News 3 caught up to Florence Lee Jones Cahlan in 1984. Reporter Marla Martin started by asking about the road which had been known as both Highway 91 and 5th Street.

"This street was renamed many years ago to become Las Vegas Boulevard South and North," explained Cahlan. "That was on the theory that it ties Las Vegas downtown into the Strip area."

Channel 3 video from 1984 illustrated this point by showing the 5th Street Liquor store with its eye-catching sign on Las Vegas Boulevard. Today that sign has been restored and adds a historical touch to an RTC bus shelter on Casino Center Boulevard at Garces Avenue.

Cahlan knew the 5th Street era well. She had started reporting for the Review Journal under her maiden name in the mid-1930s. A relationship with her boss was kept secret until she married him and took his last name as her own in 1940. In the newspaper, however, she continued to use the byline Florence Lee Jones.

By the time News-3 sat down with her decades later, Cahlan had also become a prominent local historian, often called upon by younger journalists.

"The main street they named for John C. Fremont," Cahlan told Marla Martin. "The great explorer and mapmaker of the west, who was in Las Vegas in 1844."

Cahlan also remembered that the neighborhood south of Rancho Circle was developed by a man who loved to ride horses in Red Rock Canyon. Hence the street names Pinto and Palomino.

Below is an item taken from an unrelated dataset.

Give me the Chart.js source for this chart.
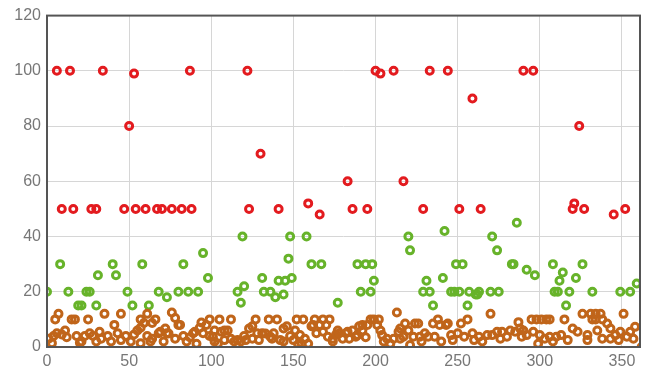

She also talked about one of the Strip's first really odd streetside installations.

"Someone in public relations decided that they needed some kind of desert symbol, and for years they had this huge concrete camel that stood out in front of the place," said Cahlan with a smile. "That was the symbol of the Sahara Hotel."

Florence Lee Jones Cahlan's memories are minimal in the Channel 3 archives, but an extensive biography of her can be found online in the Online Nevada Encyclopedia.

Florence passed away in 1985. Her husband John died in 1987 and brother-in-law Al had preceded them both in 1968.